Dans Des nouvelles de la maison bleue de Hella H. Haasse, la maison éponyme occupe la place centrale du roman et relie les personnages entre eux et d'abord tous les habitants de ce quartier résidentiel, refermé sur lui-même, secret. La maison bleue est la propriété du professeur Lunius, de sa femme que tous appellent l'Argentine, du nom de son pays d'origine, et de leurs petites filles, Félicia, "la discrète", Nina "la pétulante". A la mort de son mari, madame Lunius part en Argentine avec ses filles et se remarie avec un compatriote conservateur proche de la dictature. La Maison bleue abandonnée à elle-même devient le repaire magique de tous les enfants du quartier.

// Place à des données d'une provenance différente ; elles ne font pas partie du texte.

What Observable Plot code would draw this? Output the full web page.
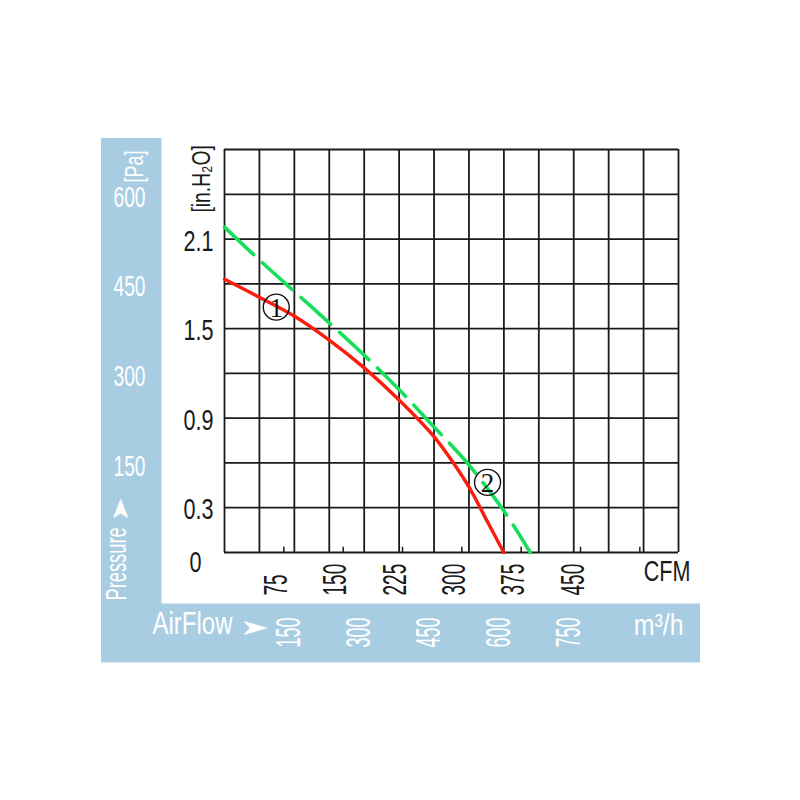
<!DOCTYPE html>
<html><head><meta charset="utf-8">
<script src="https://cdn.jsdelivr.net/npm/d3@7"></script>
<script src="https://cdn.jsdelivr.net/npm/@observablehq/plot@0.6"></script>
<style>html,body{margin:0;padding:0;background:#fff;} #chart{width:800px;height:800px;}</style>
</head><body><div id="chart"></div>
<script>
// unit conversions
const M3H_PER_CFM = 1.699;
const PA_PER_INH2O = 249.09;

// grid (m³/h every 75, in.H2O every 0.3)
const gridM3h = [0,75,150,225,300,375,450,525,600,675,750,825,900,975];
const gridInH2O = [0,0.3,0.6,0.9,1.2,1.5,1.8,2.1,2.4,2.7];

// tick labels
const cfmLabels = [75,150,225,300,375,450];
const cfmTickMarks = [75,150,225,300,375,450,525];
const m3hLabels = [150,300,450,600,750];
const inH2OLabels = [0.3,0.9,1.5,2.1];
const zeroLabel = [0];
const paLabels = [150,300,450,600];

// curve ① (red, solid)
const curve1Cfm   = [0,    44,   88,    132,  177,   221,  265,  290,  310,   332,  353];
const curve1InH2O = [1.83, 1.71, 1.585, 1.425, 1.235, 1.02, 0.775, 0.595, 0.43, 0.21, 0];
// curve ② (green, dashed)
const curve2Cfm   = [0,    44,   88,    132,  177,  221,  265,  290,  310,   353,  386.5];
const curve2InH2O = [2.18, 1.96, 1.75,  1.54, 1.32, 1.09, 0.84, 0.70, 0.58,  0.28, 0];

// circled curve markers
const markerIds = ["1","2"];
const markerCfm = [65.4, 332.5];
const markerInH2O = [1.644, 0.47];

const curve1 = curve1Cfm.map((c,i)=>({cfm:c, p:curve1InH2O[i]}));
const curve2 = curve2Cfm.map((c,i)=>({cfm:c, p:curve2InH2O[i]}));
const markers = markerIds.map((id,i)=>({id, cfm:markerCfm[i], p:markerInH2O[i]}));

const ff = (sx, sy = 1) => `'Liberation Sans', 'DejaVu Sans', 'sx ${sx} ${sy}'`;
const ink = "#1a1a1a";

const svg = Plot.plot({
  width: 800, height: 800,
  marginLeft: 224, marginRight: 122, marginTop: 149, marginBottom: 248,
  x: {domain: [0, 975 / M3H_PER_CFM], axis: null},
  y: {domain: [0, 2.7], axis: null},
  style: {fontFamily: "Liberation Sans", background: "white"},
  marks: [
    Plot.ruleX(gridM3h, {x: d => d / M3H_PER_CFM, stroke: ink, strokeWidth: 1.8}),
    Plot.ruleY(gridInH2O, {y: d => d, stroke: ink, strokeWidth: 1.8}),
    Plot.ruleX(cfmTickMarks, {x: d => d, y1: 0, y2: 0.035, stroke: ink, strokeWidth: 1.5}),
    Plot.line(curve1, {x: "cfm", y: "p", stroke: "#fb1d0e", strokeWidth: 3.4, curve: "catmull-rom"}),
    Plot.line(curve2, {x: "cfm", y: "p", stroke: "#18df5a", strokeWidth: 3.6, strokeDasharray: "40,12", curve: "catmull-rom"}),
    Plot.dot(markers, {x: "cfm", y: "p", r: 13, stroke: "#111", strokeWidth: 1.4, fill: "none"}),
    Plot.text(markers, {x: "cfm", y: "p", text: "id", dy: 1, fontFamily: "'Liberation Serif'", fontSize: 27, fill: "#111"}),
    // left in.H2O labels
    Plot.text(inH2OLabels, {y: d => d, text: d => String(d), frameAnchor: "left", textAnchor: "end", dx: -11, dy: 2, fontSize: 30, fontFamily: ff(0.72), fill: ink}),
    Plot.text(zeroLabel, {y: d => d, text: d => String(d), frameAnchor: "left", textAnchor: "end", dx: -23, dy: 10, fontSize: 30, fontFamily: ff(0.72), fill: ink}),
    Plot.text(["[in.H₂O]"], {text: d => d, frameAnchor: "top-left", dx: -33, dy: 63, rotate: -90, textAnchor: "start", fontSize: 26, fontFamily: ff(0.74), fill: ink}),
    // Pa labels in band
    Plot.text(paLabels, {y: d => d / PA_PER_INH2O, text: d => String(d), frameAnchor: "left", textAnchor: "middle", dx: -95, dy: 4, fontSize: 30, fontFamily: ff(0.64), fill: "white"}),
    Plot.text(["[Pa]"], {text: d => d, frameAnchor: "top-left", dx: -99, dy: 33, rotate: -90, textAnchor: "start", fontSize: 25, fontFamily: ff(0.72), fill: "white"}),
    Plot.text(["Pressure"], {text: d => d, frameAnchor: "bottom-left", dx: -99, dy: 48, rotate: -90, textAnchor: "start", fontSize: 30, fontFamily: ff(0.61), fill: "white"}),
    Plot.text(["➤"], {text: d => d, frameAnchor: "bottom-left", dx: -97, dy: -31, rotate: -90, textAnchor: "start", fontSize: 34, fontFamily: ff(0.85, 0.7), fill: "white"}),
    // CFM labels
    Plot.text(cfmLabels, {x: d => d, text: d => String(d), frameAnchor: "bottom", rotate: -90, textAnchor: "start", dx: 3, dy: 43, fontSize: 34, fontFamily: ff(0.56), fill: ink}),
    Plot.text(["CFM"], {text: d => d, frameAnchor: "bottom-right", textAnchor: "end", dx: 12, dy: 28, fontSize: 30, fontFamily: ff(0.72), fill: ink}),
    // m³/h labels in band
    Plot.text(m3hLabels, {x: d => d / M3H_PER_CFM, text: d => String(d), frameAnchor: "bottom", rotate: -90, textAnchor: "start", dx: 6, dy: 95, fontSize: 36, fontFamily: ff(0.5), fill: "white"}),
    Plot.text(["m³/h"], {text: d => d, frameAnchor: "bottom-right", textAnchor: "end", dx: 5, dy: 82, fontSize: 30, fontFamily: ff(0.83), fill: "white"}),
    Plot.text(["AirFlow"], {text: d => d, frameAnchor: "bottom-left", textAnchor: "start", dx: -72, dy: 81, fontSize: 32, fontFamily: ff(0.75), fill: "white"}),
    Plot.text(["➤"], {text: d => d, frameAnchor: "bottom-left", textAnchor: "start", dx: 15, dy: 82, fontSize: 34, fontFamily: ff(1.05, 0.65), fill: "white"})
  ]
});

// condense text (narrow typeface look)
svg.querySelectorAll("[font-family]").forEach(g => {
  const m = /sx ([\d.]+) ([\d.]+)/.exec(g.getAttribute("font-family"));
  if (!m) return;
  g.querySelectorAll("text").forEach(t => {
    t.setAttribute("transform", (t.getAttribute("transform") || "") + ` scale(${m[1]},${m[2]})`);
  });
});

// light-blue L-shaped band behind the chart
d3.select(svg).insert("path", ":first-child")
  .attr("d", "M101,138H161.5V603.5H700V662.5H101Z")
  .attr("fill", "#a8cde2");

document.getElementById("chart").appendChild(svg);
</script>
</body></html>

La maison au toit bleu était donc une partie de notre réalité, un élément indispensable du paysage. Nous nous accommodions des volets clos, des pentures écaillées et de la jungle environnante, et nous nous réjoussions que les tentatives de la municipalité pour acquérir la maison soient restées infructueuses. Dans les années soixante et soixante dix la maison a joué un rôle dans le rêve et l'imagination d'innombrables enfants du quartier; ceux d'entre nous qui étaient alors à l'école primaire ou au lycée peuvent en parler.

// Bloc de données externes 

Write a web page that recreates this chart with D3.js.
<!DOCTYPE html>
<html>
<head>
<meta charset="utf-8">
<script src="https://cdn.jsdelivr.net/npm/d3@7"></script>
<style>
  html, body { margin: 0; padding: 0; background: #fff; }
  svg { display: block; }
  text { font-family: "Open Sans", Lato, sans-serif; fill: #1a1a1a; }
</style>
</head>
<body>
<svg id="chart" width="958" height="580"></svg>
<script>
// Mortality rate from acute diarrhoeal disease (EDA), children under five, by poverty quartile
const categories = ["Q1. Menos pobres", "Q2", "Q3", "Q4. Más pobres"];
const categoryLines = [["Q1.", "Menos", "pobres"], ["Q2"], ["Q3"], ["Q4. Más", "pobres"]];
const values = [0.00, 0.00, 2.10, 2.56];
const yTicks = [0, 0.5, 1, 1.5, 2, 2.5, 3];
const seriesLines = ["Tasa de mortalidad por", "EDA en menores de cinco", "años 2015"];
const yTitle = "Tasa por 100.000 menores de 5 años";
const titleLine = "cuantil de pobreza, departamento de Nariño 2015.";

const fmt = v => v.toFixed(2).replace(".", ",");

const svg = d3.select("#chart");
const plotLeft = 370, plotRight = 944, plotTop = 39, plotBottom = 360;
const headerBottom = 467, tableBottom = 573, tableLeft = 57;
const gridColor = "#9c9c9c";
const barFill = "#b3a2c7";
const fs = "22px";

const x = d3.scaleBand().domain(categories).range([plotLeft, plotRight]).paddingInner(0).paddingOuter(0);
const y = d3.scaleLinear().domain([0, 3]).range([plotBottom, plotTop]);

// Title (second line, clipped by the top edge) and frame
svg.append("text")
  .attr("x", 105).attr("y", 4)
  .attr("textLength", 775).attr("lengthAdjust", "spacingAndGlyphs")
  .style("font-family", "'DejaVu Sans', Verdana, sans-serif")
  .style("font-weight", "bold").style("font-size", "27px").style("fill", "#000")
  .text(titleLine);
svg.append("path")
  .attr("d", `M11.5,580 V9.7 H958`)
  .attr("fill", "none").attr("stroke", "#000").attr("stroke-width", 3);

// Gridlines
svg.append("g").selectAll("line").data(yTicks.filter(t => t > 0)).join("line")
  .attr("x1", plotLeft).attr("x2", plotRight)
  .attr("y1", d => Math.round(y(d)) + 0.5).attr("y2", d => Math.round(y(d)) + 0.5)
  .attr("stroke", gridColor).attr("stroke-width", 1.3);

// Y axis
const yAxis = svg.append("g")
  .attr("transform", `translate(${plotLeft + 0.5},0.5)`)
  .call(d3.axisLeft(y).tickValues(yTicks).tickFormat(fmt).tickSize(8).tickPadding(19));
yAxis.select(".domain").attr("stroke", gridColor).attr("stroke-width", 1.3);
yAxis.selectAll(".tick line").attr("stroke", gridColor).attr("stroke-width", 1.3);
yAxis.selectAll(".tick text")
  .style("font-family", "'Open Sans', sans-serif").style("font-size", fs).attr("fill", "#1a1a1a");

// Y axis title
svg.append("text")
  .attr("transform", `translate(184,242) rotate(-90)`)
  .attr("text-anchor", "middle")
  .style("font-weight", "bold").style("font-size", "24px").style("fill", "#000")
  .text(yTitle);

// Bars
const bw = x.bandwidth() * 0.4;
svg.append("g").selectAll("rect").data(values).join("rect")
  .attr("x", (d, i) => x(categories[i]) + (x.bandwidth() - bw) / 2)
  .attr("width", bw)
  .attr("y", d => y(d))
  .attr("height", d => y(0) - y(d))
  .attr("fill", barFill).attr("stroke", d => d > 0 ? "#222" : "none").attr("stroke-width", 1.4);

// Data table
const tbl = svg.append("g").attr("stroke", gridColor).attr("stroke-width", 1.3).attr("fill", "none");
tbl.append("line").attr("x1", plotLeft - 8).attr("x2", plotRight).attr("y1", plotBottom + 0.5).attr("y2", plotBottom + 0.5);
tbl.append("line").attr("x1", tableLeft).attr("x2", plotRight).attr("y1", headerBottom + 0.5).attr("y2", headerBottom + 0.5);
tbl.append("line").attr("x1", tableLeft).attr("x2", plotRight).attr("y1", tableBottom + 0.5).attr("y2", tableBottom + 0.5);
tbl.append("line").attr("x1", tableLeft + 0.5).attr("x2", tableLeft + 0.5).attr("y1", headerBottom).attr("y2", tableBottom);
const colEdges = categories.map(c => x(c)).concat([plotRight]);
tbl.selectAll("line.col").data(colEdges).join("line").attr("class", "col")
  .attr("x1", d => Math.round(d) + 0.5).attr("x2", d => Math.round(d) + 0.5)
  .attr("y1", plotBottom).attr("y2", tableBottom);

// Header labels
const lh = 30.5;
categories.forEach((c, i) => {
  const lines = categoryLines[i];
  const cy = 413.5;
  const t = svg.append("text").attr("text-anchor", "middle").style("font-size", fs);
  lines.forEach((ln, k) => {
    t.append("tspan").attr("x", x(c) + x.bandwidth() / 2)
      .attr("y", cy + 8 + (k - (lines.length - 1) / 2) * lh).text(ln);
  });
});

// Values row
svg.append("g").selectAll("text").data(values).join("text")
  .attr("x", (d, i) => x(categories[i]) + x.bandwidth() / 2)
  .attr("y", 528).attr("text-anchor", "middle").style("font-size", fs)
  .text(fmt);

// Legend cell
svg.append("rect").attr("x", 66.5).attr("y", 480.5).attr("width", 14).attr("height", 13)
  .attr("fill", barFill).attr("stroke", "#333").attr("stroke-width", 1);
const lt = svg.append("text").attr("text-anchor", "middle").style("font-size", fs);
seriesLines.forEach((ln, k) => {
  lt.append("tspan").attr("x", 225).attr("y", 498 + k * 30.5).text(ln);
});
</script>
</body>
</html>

De loin en loin les voisins de la maison bleue apprennent des nouvelles de Félicia mariée à avec un diplomate néerlandais et qui fréquente les milieux huppés de la haute bourgeoisie. Nina épouse un chanteur argentin, Ramon Sanglar, et fait parler d'elle par le soutien qu'elle apporte aux mères et aux veuves des opposants de la dictature de son pays. Lorsque les deux soeurs reviennent dans la maison bleue décidée à la mettre en vente, tous vont se sentir concernés, en particulier Nora Munt et le couple Meening qui ont racheté les dépendances de la maison. Le récit raconte les retrouvailles des deux soeurs séparées depuis de longues années et les incidences directes ou indirectes de ce retour sur les habitants. Il est entrecoupé par l'intervention d'un ou plusieurs observateurs extérieurs à la maison bleue, les voisins, qui observent les soeurs Lunius et commentent leurs fait et gestes. Comme un choeur archaïque, ce sont eux qui portent le sens du roman :
Nous voulions voir en elles, une légende vivant, le passé, mais présent, désir paradoxal. Comme si nous pouvions oublier que tout peut changer continuellement, nous-mêmes, le quartier, le monde autour de nous.

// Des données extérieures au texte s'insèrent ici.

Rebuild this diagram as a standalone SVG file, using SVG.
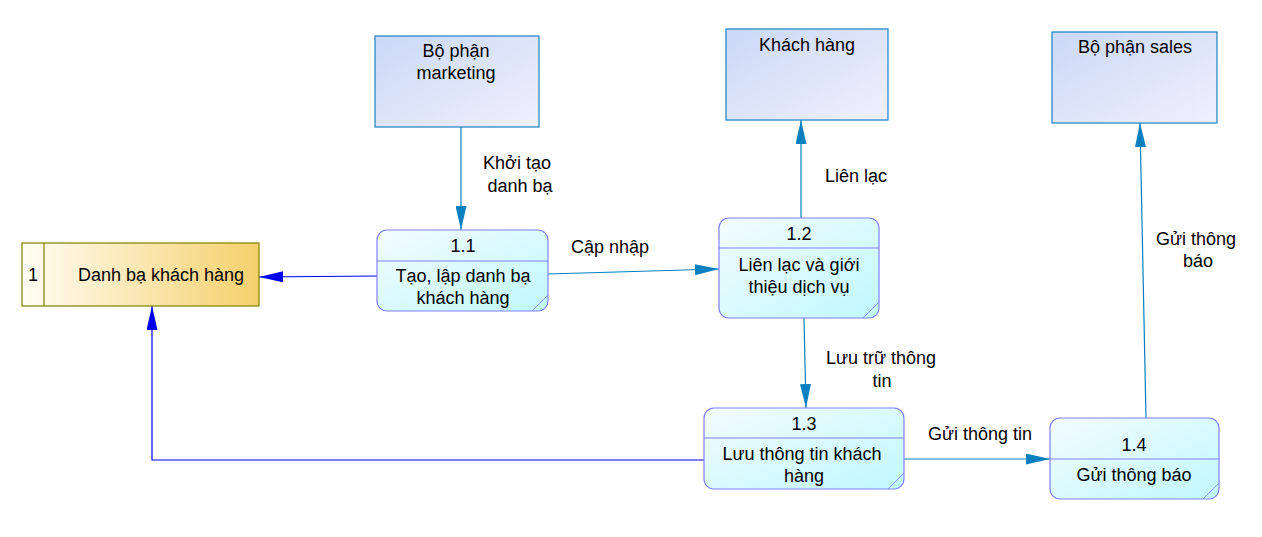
<svg xmlns="http://www.w3.org/2000/svg" width="1262" height="537" viewBox="0 0 1262 537">
<defs>
<linearGradient id="gEnt" x1="0" y1="0" x2="1" y2="1">
<stop offset="0" stop-color="#cad9f7"/><stop offset="1" stop-color="#f0f0fc"/>
</linearGradient>
<linearGradient id="gProc" x1="0" y1="0" x2="1" y2="1">
<stop offset="0" stop-color="#f4fcff"/><stop offset="1" stop-color="#bff8ff"/>
</linearGradient>
<linearGradient id="gStore" x1="0" y1="0" x2="1" y2="0">
<stop offset="0" stop-color="#fffdf5"/><stop offset="1" stop-color="#f5d06c"/>
</linearGradient>
<marker id="aT" viewBox="0 0 24 11" refX="24" refY="5.5" markerWidth="24" markerHeight="11" markerUnits="userSpaceOnUse" orient="auto">
<path d="M0,0 L24,5.5 L0,11 Z" fill="#0a80c0"/>
</marker>
<marker id="aB" viewBox="0 0 24 11" refX="24" refY="5.5" markerWidth="24" markerHeight="11" markerUnits="userSpaceOnUse" orient="auto">
<path d="M0,0 L24,5.5 L0,11 Z" fill="#0000ee"/>
</marker>
</defs>
<style>
text{font-family:"Liberation Sans",Arial,sans-serif;font-size:18px;fill:#000;text-anchor:middle}
.ent{fill:url(#gEnt);stroke:#1a80c0;stroke-width:1.2}
.proc{fill:url(#gProc);stroke:#8080ff;stroke-width:1.2}
.div{stroke:#8080ff;stroke-width:1.2}
.fold{stroke:#8080ff;stroke-width:0.8}
.store{fill:url(#gStore);stroke:#808000;stroke-width:1.2}
.ft{fill:none;stroke:#0a80c0;stroke-width:1.2;marker-end:url(#aT)}
.fb{fill:none;stroke:#0000ee;stroke-width:1.2;marker-end:url(#aB)}
</style>
<rect width="1262" height="537" fill="#fff"/>

<g id="connectors">
<line class="ft" x1="461" y1="127" x2="461" y2="230"/>
<text x="517" y="169">Khởi tạo</text>
<text x="520" y="192">danh bạ</text>
<line class="ft" x1="801" y1="218" x2="801" y2="120"/>
<text x="856" y="182">Liên lạc</text>
<line class="ft" x1="1146" y1="418" x2="1140" y2="123"/>
<text x="1196" y="245">Gửi thông</text>
<text x="1198" y="267">báo</text>
<line class="ft" x1="548" y1="274" x2="719" y2="269"/>
<text x="610" y="253">Cập nhập</text>
<line class="fb" x1="377" y1="276" x2="259" y2="277"/>
<line class="ft" x1="804" y1="318" x2="806" y2="408"/>
<text x="881" y="364">Lưu trữ thông</text>
<text x="882" y="387">tin</text>
<line class="ft" x1="904" y1="459" x2="1050" y2="459"/>
<text x="980" y="440">Gửi thông tin</text>
<polyline class="fb" points="704,460 152,460 152,306"/>
</g>

<g id="ext-marketing">
<rect class="ent" x="375" y="36" width="164" height="91"/>
<text x="456" y="57">Bộ phận</text>
<text x="456" y="79">marketing</text>
</g>
<g id="ext-khachhang">
<rect class="ent" x="726" y="29" width="162" height="91"/>
<text x="807" y="51">Khách hàng</text>
</g>
<g id="ext-sales">
<rect class="ent" x="1052" y="32" width="165" height="91"/>
<text x="1135" y="53">Bộ phận sales</text>
</g>

<g id="store-1">
<rect class="store" x="22" y="243" width="237" height="63"/>
<line x1="44" y1="243" x2="44" y2="306" stroke="#808000" stroke-width="1.2"/>
<text x="33" y="281">1</text>
<text x="161" y="281">Danh bạ khách hàng</text>
</g>

<g id="proc-1-1">
<rect class="proc" x="377" y="230" width="171" height="81" rx="10"/>
<line class="div" x1="377" y1="261" x2="548" y2="261"/>
<line class="fold" x1="532" y1="311" x2="548" y2="295"/>
<text x="463" y="252">1.1</text>
<text x="463" y="282">Tạo, lập danh bạ</text>
<text x="463" y="304">khách hàng</text>
</g>

<g id="proc-1-2">
<rect class="proc" x="719" y="218" width="160" height="100" rx="10"/>
<line class="div" x1="719" y1="248" x2="879" y2="248"/>
<line class="fold" x1="863" y1="318" x2="879" y2="302"/>
<text x="799" y="240">1.2</text>
<text x="799" y="271">Liên lạc và giới</text>
<text x="799" y="293">thiệu dịch vụ</text>
</g>

<g id="proc-1-3">
<rect class="proc" x="704" y="408" width="200" height="81" rx="10"/>
<line class="div" x1="704" y1="438" x2="904" y2="438"/>
<line class="fold" x1="888" y1="489" x2="904" y2="473"/>
<text x="804" y="430">1.3</text>
<text x="802" y="460">Lưu thông tin khách</text>
<text x="804" y="482">hàng</text>
</g>

<g id="proc-1-4">
<rect class="proc" x="1050" y="418" width="169" height="81" rx="10"/>
<line class="div" x1="1050" y1="459" x2="1219" y2="459"/>
<line class="fold" x1="1203" y1="499" x2="1219" y2="483"/>
<text x="1134" y="451">1.4</text>
<text x="1134" y="481">Gửi thông báo</text>
</g>
</svg>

Le roman est en effet l'histoire d'une désillusion collective : Nina qui traque son enfance dans les murs délabrés de la maison, Félicia qui essaie en vain de se rapprocher de sa soeur, Nora Munt qui veut faire revivre son amour d'adolescente pour Diederick Meening, Wanda Meening qui cherche à s'émanciper d'un mari trop prévenant, les voisins fascinés par les deux soeurs, tous courent à l'échec. La destruction de la maison bleue remplacée par une maison de retraite pour vieillards fortunés est le symbole de cet impossible retour en arrière.
Le charme qui émanait de la Maison bleue et qui prêtait aux deux soeurs une aura magique aussi longtemps qu'elles étaient ailleurs s'est retourné contre elles, est devenu maléfice, influx malin.
L'analyse de Hella S. Hasse est conduite avec élégance et finesse. L'écrivain sait rendre le charme, le mystère de la maison (comme dans La source cachée) mais il y a une froideur dans cette analyse qui m'empêche d'adhérer totalement au roman. Impossible d'être en empathie avec un seul des personnages ou d'éprouver de l'émotion. Haasse parle à l'intelligence mais pas aux sentiments.